*EXERCISE PROMPT*. With all pictures omitted, return verbatim the lines from the beginning of the records below through the line containing "73.2, 79.4, 84];".

--------------------------------

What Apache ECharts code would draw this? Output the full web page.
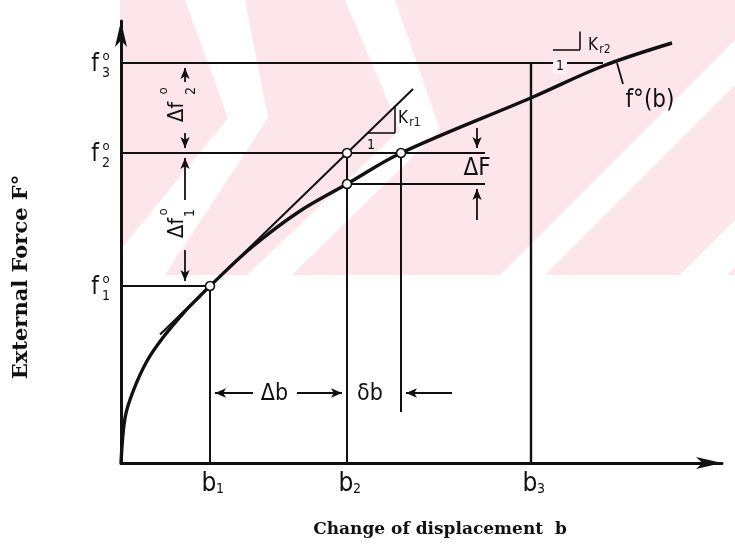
<!DOCTYPE html>
<html>
<head>
<meta charset="utf-8">
<script src="https://cdn.jsdelivr.net/npm/echarts@6/dist/echarts.min.js"></script>
<style>
  html, body { margin: 0; padding: 0; background: #fff; }
  #chart { width: 735px; height: 545px; }
</style>
</head>
<body>
<div id="chart"></div>
<script>
// Load–displacement curve f°(b): displacement b against external force F°
const curveB = [0, 0.8, 2.4, 5.2, 8.4, 12.4, 15.8, 17.8, 26.2, 35.8, 45.2, 56, 82.4, 96.4, 110.2];
const curveF = [0, 9, 14.3, 20.4, 25.1, 29.9, 33.4, 35.4, 43.2, 50.4, 55.8, 62, 73.2, 79.4, 84];

// Load steps f1°, f2°, f3° and the displacements b1, b2, b3
const forceLevels = [35.4, 62, 80];
const forceIndex = ['1', '2', '3'];
const dispMarks = [17.8, 45.2, 82];
const dispIndex = ['1', '2', '3'];

// Displacement where the curve really reaches f2°, and the curve value at b2
const bAtF2 = 56;
const fAtB2 = 55.8;

// Tangent stiffness lines Kr1 (at f1°) and Kr2 (at f2°)
const tangentKr1 = [[7.8, 25.7], [58.4, 74.8]];
const tangentKr2 = [[53.4, 60.2], [95, 88.5]];

const INK = '#111111';
const SANS = '"DejaVu Sans Condensed", "Liberation Sans Narrow", "DejaVu Sans", sans-serif';
const SERIF = '"DejaVu Serif", "Liberation Serif", serif';

// ---------------------------------------------------------------- helpers
function onLine(seg, x) {
  const [[x1, y1], [x2, y2]] = seg;
  return y1 + (y2 - y1) * (x - x1) / (x2 - x1);
}
function seg(a, b, width, arrowEnd) {
  return [
    { coord: a, symbol: 'none' },
    { coord: b, symbol: arrowEnd ? 'arrow' : 'none', symbolSize: [7, 11],
      lineStyle: { color: INK, width: width, type: 'solid' } }
  ];
}
const annotations = [];
function put(x, y, text, size, dx, dy, more) {
  annotations.push({
    value: [x, y],
    label: Object.assign({
      show: true, position: 'inside', formatter: text, offset: [dx, dy],
      fontSize: size, fontFamily: SANS, color: INK, opacity: 1
    }, more || {})
  });
}

const [f1, f2, f3] = forceLevels;
const [b1, b2, b3] = dispMarks;
const rightEnd = 72.8;     // right end of the ΔF bracket lines
const arrowX = 12.8;       // column of the Δf° arrows
const bracketX = 71.2;     // column of the ΔF arrows
const dimY = 14;           // row of the Δb / δb arrows

// slope triangles on both tangents
const k1a = 49.4, k1b = 54.8, k2a = 86.4, k2b = 91.8;
const k1y = onLine(tangentKr1, k1a), k1top = onLine(tangentKr1, k1b);
const k2y = onLine(tangentKr2, k2a), k2top = onLine(tangentKr2, k2b);

const segments = [
  // load levels
  seg([0, f1], [b1, f1], 2),
  seg([0, f2], [rightEnd, f2], 2),
  seg([0, f3], [curveB[13], f3], 2),
  seg([b2, fAtB2], [rightEnd, fAtB2], 2),
  // displacement verticals
  seg([b1, 0], [b1, f1], 2),
  seg([b2, 0], [b2, f2], 2),
  seg([bAtF2, f2], [bAtF2, 10.2], 2),
  seg([b3, 0], [b3, f3], 2.4),
  // tangents
  seg(tangentKr1[0], tangentKr1[1], 2),
  seg(tangentKr2[0], tangentKr2[1], 2),
  // slope triangles
  seg([k1a, k1y], [k1b, k1y], 1.6),
  seg([k1b, k1y], [k1b, k1top], 1.6),
  seg([k2a, k2y], [k2b, k2y], 1.6),
  seg([k2b, k2y], [k2b, k2top], 1.6),
  // leader of the curve name
  seg([99.2, f3], [100.4, 75.8], 1.8),
  // Δf° dimension arrows
  seg([arrowX, 76.2], [arrowX, f3 - 1], 1.8, true),
  seg([arrowX, 66], [arrowX, f2 + 1], 1.8, true),
  seg([arrowX, 52.6], [arrowX, f2 - 1], 1.8, true),
  seg([arrowX, 42.6], [arrowX, f1 + 1], 1.8, true),
  // ΔF dimension arrows
  seg([bracketX, 67], [bracketX, f2 + 1], 1.8, true),
  seg([bracketX, 48.6], [bracketX, fAtB2 - 1], 1.8, true),
  // Δb and δb dimension arrows
  seg([26.4, dimY], [b1 + 1, dimY], 1.8, true),
  seg([35.2, dimY], [b2 - 1, dimY], 1.8, true),
  seg([66.2, dimY], [bAtF2 + 1, dimY], 1.8, true)
];

// ---------------------------------------------------------------- labels
forceLevels.forEach((f, i) => {
  put(0, f, 'f', 24, -26, 2);
  put(0, f, 'o', 13, -15, -6);
  put(0, f, forceIndex[i], 14, -15, 10);
});
dispMarks.forEach((b, i) => {
  put(b, 0, 'b', 26, -1, 21);
  put(b, 0, dispIndex[i], 14, 10, 26);
});
put(bracketX, (f2 + fAtB2) / 2, 'ΔF', 24, 0, 0);
put((b1 + b2) / 2, dimY, 'Δb', 23, -4, 1);
put((b2 + bAtF2) / 2, dimY, 'δb', 23, -4, 1);
put(k1b, k1top, 'K', 17, 8, 12);
put(k1b, k1top, 'r1', 12, 20, 16);
put(k2b, k2top, 'K', 17, 13, 14);
put(k2b, k2top, 'r2', 12, 25, 18);
put(k1a, k1y, '1', 14, 3, 13);
put(k2a, k2y, '1', 14, 7, 17, { backgroundColor: '#fdf3f5', padding: [0, 3] });
put(100.4, 75.8, 'f°(b)', 24, 27, 17);
// rotated Δf° dimension texts
put(11.2, 70.2, 'Δf', 22, 0, 0, { rotate: 90 });
put(8.6, 74.4, 'o', 13, 0, 0, { rotate: 90 });
put(14, 74.4, '2', 14, 0, 0, { rotate: 90 });
put(11.2, 47, 'Δf', 22, 0, 0, { rotate: 90 });
put(8.6, 50.2, 'o', 13, 0, 0, { rotate: 90 });
put(13.8, 50, '1', 14, 0, 0, { rotate: 90 });
// axis titles
put(b2, 0, 'Change of displacement  b', 17, 93, 67,
  { fontFamily: SERIF, fontWeight: 'bold' });
put(-19.8, 37.2, 'External Force F°', 21, 0, 0,
  { fontFamily: SERIF, fontWeight: 'bold', rotate: 90 });

// points marked on the curve and tangent
const markedPoints = [[b1, f1], [b2, f2], [b2, fAtB2], [bAtF2, f2]];

// ---------------------------------------------------------------- faint background print
const PINK = '#fce6ea';
const stripes = [
  [[120, 0], [735, 0], [735, 275], [120, 275]]
];
const whites = [
  [[185, 0], [245, 0], [268, 118], [165, 275], [120, 275], [120, 250], [228, 118]],
  [[345, 0], [395, 0], [440, 130], [292, 275], [247, 275], [400, 130]],
  [[500, 275], [545, 275], [820, 0], [775, 0]],
  [[680, 275], [727, 275], [1002, 0], [955, 0]]
];
const graphic = stripes.map(p => ({ type: 'polygon', z: -10, silent: true,
  shape: { points: p }, style: { fill: PINK } }))
  .concat(whites.map(p => ({ type: 'polygon', z: -9, silent: true,
    shape: { points: p }, style: { fill: '#ffffff' } })));

// ---------------------------------------------------------------- chart
const chart = echarts.init(document.getElementById('chart'));
const axisCommon = {
  type: 'value', min: 0,
  axisLine: { show: true, symbol: ['none', 'arrow'], symbolSize: [9, 26],
    lineStyle: { color: INK, width: 3 } },
  axisTick: { show: false }, axisLabel: { show: false }, splitLine: { show: false }
};
chart.setOption({
  animation: false,
  backgroundColor: '#ffffff',
  graphic: graphic,
  grid: { left: 121, right: 13, top: 21, bottom: 82, containLabel: false },
  xAxis: Object.assign({}, axisCommon, { max: 120.2 }),
  yAxis: Object.assign({}, axisCommon, { max: 88.4 }),
  series: [
    {
      name: 'f°(b)', type: 'line', clip: false, silent: true,
      data: curveB.map((b, i) => [b, curveF[i]]),
      smooth: 0.35, showSymbol: false,
      lineStyle: { color: INK, width: 3.4, opacity: 1 },
      markLine: {
        silent: true, symbol: ['none', 'none'], label: { show: false },
        lineStyle: { color: INK, width: 2, type: 'solid', opacity: 1 },
        emphasis: { disabled: true },
        data: segments
      },
      z: 3
    },
    {
      name: 'points', type: 'scatter', silent: true, clip: false,
      data: markedPoints, symbol: 'circle', symbolSize: 9,
      itemStyle: { color: '#ffffff', borderColor: INK, borderWidth: 1.6, opacity: 1 },
      z: 5
    },
    {
      name: 'labels', type: 'scatter', silent: true, clip: false,
      data: annotations, symbolSize: 0, itemStyle: { opacity: 1 }, z: 6
    }
  ]
});
</script>
</body>
</html>
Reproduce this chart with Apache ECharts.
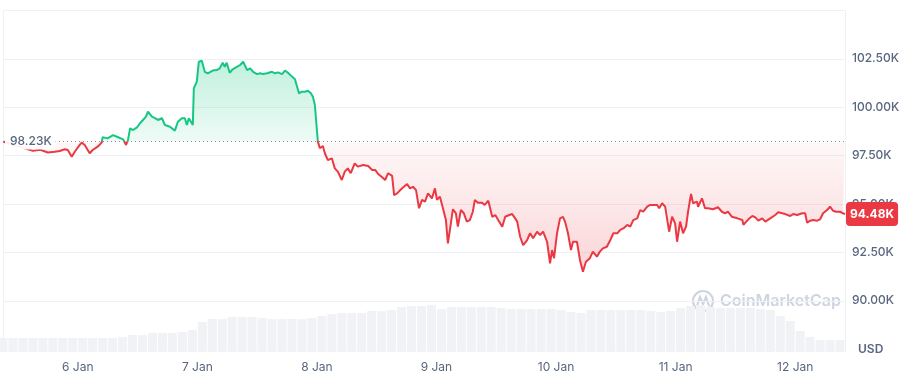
<!DOCTYPE html>
<html>
<head>
<meta charset="utf-8">
<script src="https://cdn.jsdelivr.net/npm/echarts@6/dist/echarts.min.js"></script>
<style>
html,body{margin:0;padding:0;background:#fff;}
#chart{width:904px;height:380px;}
</style>
</head>
<body>
<div id="chart"></div>
<script>
// hours since 5 Jan 00:00
const hours = [9,11,13,15,16.5,18.0,18.4,19.4,20.4,21.4,22.0,22.8,23.4,24.4,24.8,25.4,26.4,27.0,28.0,28.8,29.0,30.0,31.1,32.1,33.1,33.7,34.1,34.5,35.1,35.9,36.5,37.1,37.7,38.1,38.9,39.5,40.1,40.9,41.5,42.5,43.5,44.1,44.9,45.5,45.9,46.3,47.1,47.3,47.9,48.3,48.9,49.1,49.5,50.1,50.5,51.1,51.9,52.5,53.1,53.5,53.9,54.5,55.1,56.0,56.6,57.2,58.0,58.6,59.2,60.0,60.6,61.2,62.0,63.0,63.6,64.2,65.0,65.6,66.2,67.0,67.6,68.0,68.4,69.0,69.6,70.2,70.8,71.2,71.6,72.0,72.2,72.6,73.2,73.6,74.2,75.0,75.6,76.2,77.0,77.6,78.2,78.8,79.6,80.2,81.3,82.3,83.1,83.7,84.3,85.1,85.7,86.3,87.1,87.5,88.1,89.1,90.1,90.7,91.3,91.9,92.5,93.1,93.7,94.3,95.1,95.7,96.1,96.7,97.3,97.9,98.3,98.7,99.3,99.9,100.3,100.9,101.5,102.1,102.7,103.3,103.7,104.3,105.1,105.7,106.4,107.2,107.8,108.4,109.2,109.8,110.6,111.2,111.8,112.2,112.8,113.4,114.2,114.8,115.4,116.2,116.8,117.4,118.2,118.8,119.2,119.6,120.2,120.8,121.4,121.8,122.4,123.0,123.4,124.2,124.8,125.4,126.0,126.8,127.4,128.2,128.8,129.4,130.2,130.9,131.5,132.3,132.9,133.5,134.3,134.9,135.5,136.3,136.9,137.5,138.3,138.9,139.5,140.3,140.7,141.3,141.9,142.7,143.3,143.9,144.3,144.9,145.5,146.1,146.5,147.1,147.5,148.3,148.5,149.3,149.9,150.5,151.5,152.5,153.3,153.9,154.5,155.3,156.4,157.4,157.6,158.6,159.4,160.0,160.6,161.4,162.0,163.0,164.0,164.6,165.4,166.0,167.0,167.6,168.4,169.4,170.0,170.4,171.0,171.6,172.4,173.0,173.6,174.4,175.0,175.6,176.2,177.0,177.6,178.0];
// price, thousands of USD
const prices = [98.23,98.05,97.90,97.75,97.80,97.66,97.65,97.70,97.74,97.83,97.79,97.44,97.70,98.05,98.17,98.05,97.62,97.79,97.96,98.17,98.45,98.39,98.56,98.45,98.34,98.05,98.31,98.91,98.82,98.96,99.17,99.34,99.51,99.77,99.51,99.43,99.34,99.43,99.08,98.99,98.79,99.25,99.43,99.43,99.08,99.43,99.08,100.98,101.32,102.35,102.40,102.40,101.83,101.75,101.66,101.89,101.92,102.01,102.30,102.09,102.30,101.78,101.96,102.09,102.18,102.35,101.92,102.01,101.83,101.71,101.75,101.71,101.75,101.83,101.75,101.80,101.71,101.89,101.78,101.58,101.44,101.37,100.72,100.80,100.80,100.85,100.72,100.54,100.11,98.82,98.22,97.88,98.00,97.62,97.27,97.36,96.84,96.67,96.24,96.67,96.84,96.59,97.10,96.93,97.01,96.96,96.76,96.76,96.55,96.38,96.24,96.59,96.45,95.46,95.55,95.81,96.03,95.81,95.89,95.72,94.78,95.21,95.12,95.55,95.29,95.81,95.21,95.38,94.78,94.17,92.97,93.66,94.73,94.52,93.83,94.69,94.52,94.09,94.17,94.60,95.21,95.07,95.07,94.95,95.17,94.34,94.43,94.17,93.83,94.34,94.43,94.48,94.26,94.09,93.31,92.88,93.14,93.49,93.23,93.57,93.40,93.57,93.05,91.94,92.62,92.20,93.49,94.26,94.34,94.09,93.49,92.62,93.05,93.05,92.11,91.50,92.02,92.20,92.54,92.28,92.54,92.71,92.79,93.14,93.49,93.49,93.66,93.74,93.92,93.83,94.17,94.26,94.69,94.60,94.86,94.95,94.95,94.95,94.78,95.04,94.86,93.57,94.34,94.00,93.05,94.09,93.49,93.83,94.60,95.52,95.04,95.12,94.86,95.29,94.78,94.78,94.73,94.83,94.60,94.52,94.60,94.34,94.26,94.17,93.92,94.21,94.38,94.31,94.14,94.26,94.09,94.26,94.43,94.57,94.52,94.48,94.38,94.48,94.43,94.52,94.52,94.03,94.14,94.17,94.14,94.21,94.52,94.69,94.86,94.65,94.60,94.60,94.52,94.48];
const baseline = 98.23;
// two-hourly volume (relative units), starting 5 Jan 09:00
const volume = [14,14,14,14,14,14,14,14,14,14,14,14,15,17,17,19,19,19,20,22,30,33,33,35,35,35,34,33,33,33,33,34,36,38,39,39,39,41,41,42,45,46,46,47,43,45,45,45,45,45,44,43,43,43,43,43,42,40,39,42,42,42,42,42,42,41,40,41,44,46,47,45,44,44,44,44,43,42,36,31,21,15,12,12,12];
const volStartHour = 9;
const dayTicks = [24,48,72,96,120,144,168];
const dayLabels = ['6 Jan','7 Jan','8 Jan','9 Jan','10 Jan','11 Jan','12 Jan'];

const GREEN = '#16c784', RED = '#ea3943';
const priceData = hours.map((h,i)=>[h, prices[i]]);
const upData = hours.map((h,i)=>[h, Math.max(prices[i], baseline)]);
const downData = hours.map((h,i)=>[h, Math.min(prices[i], baseline)]);
const volData = volume.map((v,i)=>[volStartHour + 2*i, v]);
const last = prices[prices.length-1];

const chart = echarts.init(document.getElementById('chart'), null, {renderer:'canvas'});
const fontFamily = 'Inter, "Noto Sans", sans-serif';
chart.setOption({
  animation:false,
  textStyle:{fontFamily},
  grid:[
    {left:3, right:59, top:10.4, bottom:30.8},
    {left:3, right:59, top:292, bottom:28}
  ],
  xAxis:[
    {type:'value', gridIndex:0, min:9, max:178, show:false, splitLine:{show:false}},
    {type:'value', gridIndex:1, min:9, max:178,
     axisLine:{show:false}, axisTick:{show:false}, splitLine:{show:false},
     axisLabel:{customValues:dayTicks, color:'#58667e', fontSize:12, margin:9,
       formatter:(v)=>dayLabels[dayTicks.indexOf(v)] || ''}}
  ],
  yAxis:[
    {type:'value', gridIndex:0, position:'right', min:87.5, max:105, interval:2.5,
     axisLine:{show:true, lineStyle:{color:'#eff2f5'}}, axisTick:{show:false},
     splitLine:{lineStyle:{color:'#eff2f5'}},
     axisLabel:{showMinLabel:false, showMaxLabel:false, color:'#58667e', fontSize:12, fontWeight:500, margin:7,
       formatter:(v)=>v.toFixed(2)+'K'}},
    {type:'value', gridIndex:0, position:'left', min:87.5, max:105,
     axisLine:{show:true, lineStyle:{color:'#eff2f5'}}, axisTick:{show:false}, axisLabel:{show:false}, splitLine:{show:false}},
    {type:'value', gridIndex:1, position:'right', min:0, max:60,
     axisLine:{show:true, lineStyle:{color:'#eff2f5'}}, axisTick:{show:false}, axisLabel:{show:false}, splitLine:{show:false}}
  ],
  visualMap:{type:'piecewise', show:false, seriesIndex:0, dimension:1,
    pieces:[{gt:80, lt:baseline, color:RED},{gte:baseline, lt:120, color:GREEN}]},
  series:[
    {id:'price', type:'line', xAxisIndex:0, yAxisIndex:0, data:priceData, symbol:'none', z:4,
     lineStyle:{width:2}},
    {id:'up', type:'line', xAxisIndex:0, yAxisIndex:0, data:upData, symbol:'none', z:3,
     lineStyle:{width:0, opacity:0}, itemStyle:{color:GREEN},
     areaStyle:{origin:baseline, color:new echarts.graphic.LinearGradient(0,0,0,1,[
       {offset:0, color:'rgba(22,199,132,0.38)'},{offset:1, color:'rgba(22,199,132,0.10)'}])},
     markLine:{silent:true, symbol:'none', animation:false, z:10,
       lineStyle:{color:'#8e95a2', type:[1,3], width:1},
       label:{position:'insideStart', distance:2, formatter:baseline.toFixed(2)+'K', color:'#58667e', fontSize:12, fontWeight:500,
         backgroundColor:'rgba(255,255,255,0.92)', padding:[2,4,2,5]},
       data:[{yAxis:baseline}]}},
    {id:'down', type:'line', xAxisIndex:0, yAxisIndex:0, data:downData, symbol:'none', z:3,
     lineStyle:{width:0, opacity:0}, itemStyle:{color:RED},
     areaStyle:{origin:baseline, color:new echarts.graphic.LinearGradient(0,0,0,1,[
       {offset:0, color:'rgba(234,57,67,0.05)'},{offset:1, color:'rgba(234,57,67,0.30)'}])},
     markLine:{silent:true, symbol:'none', animation:false, z:10,
       lineStyle:{color:'rgba(0,0,0,0)', width:0},
       label:{position:'end', distance:1, formatter:last.toFixed(2)+'K', color:'#fff', fontSize:12, fontWeight:'bold',
         backgroundColor:RED, padding:[6,4,6,4], borderRadius:4},
       data:[{yAxis:last}]}},
    {id:'vol', type:'bar', xAxisIndex:1, yAxisIndex:2, data:volData, barWidth:9, z:1,
     itemStyle:{color:'#f0f2f5'}}
  ],
  graphic:[
    {type:'text', left:858, top:343, style:{text:'USD', fill:'#58667e', font:'600 12px '+fontFamily}},
    {type:'circle', shape:{cx:703, cy:301, r:10}, style:{fill:'none', stroke:'#cfd5e0', lineWidth:2.2}},
    {type:'polyline', shape:{points:[[697,306],[700,297],[703,304],[706,297],[709,306]]}, style:{fill:'none', stroke:'#cfd5e0', lineWidth:2.2}},
    {type:'text', left:720, top:293, style:{text:'CoinMarketCap', fill:'#cfd5e0', font:'600 16px '+fontFamily}}
  ]
});
</script>
</body>
</html>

--------------------------------

*THE REPLY*.
What Apache ECharts code would draw this? Output the full web page.
<!DOCTYPE html>
<html>
<head>
<meta charset="utf-8">
<script src="https://cdn.jsdelivr.net/npm/echarts@6/dist/echarts.min.js"></script>
<style>
  html, body { margin: 0; padding: 0; background: #fff; }
  #chart { width: 735px; height: 545px; }
</style>
</head>
<body>
<div id="chart"></div>
<script>
// Load–displacement curve f°(b): displacement b against external force F°
const curveB = [0, 0.8, 2.4, 5.2, 8.4, 12.4, 15.8, 17.8, 26.2, 35.8, 45.2, 56, 82.4, 96.4, 110.2];
const curveF = [0, 9, 14.3, 20.4, 25.1, 29.9, 33.4, 35.4, 43.2, 50.4, 55.8, 62, 73.2, 79.4, 84];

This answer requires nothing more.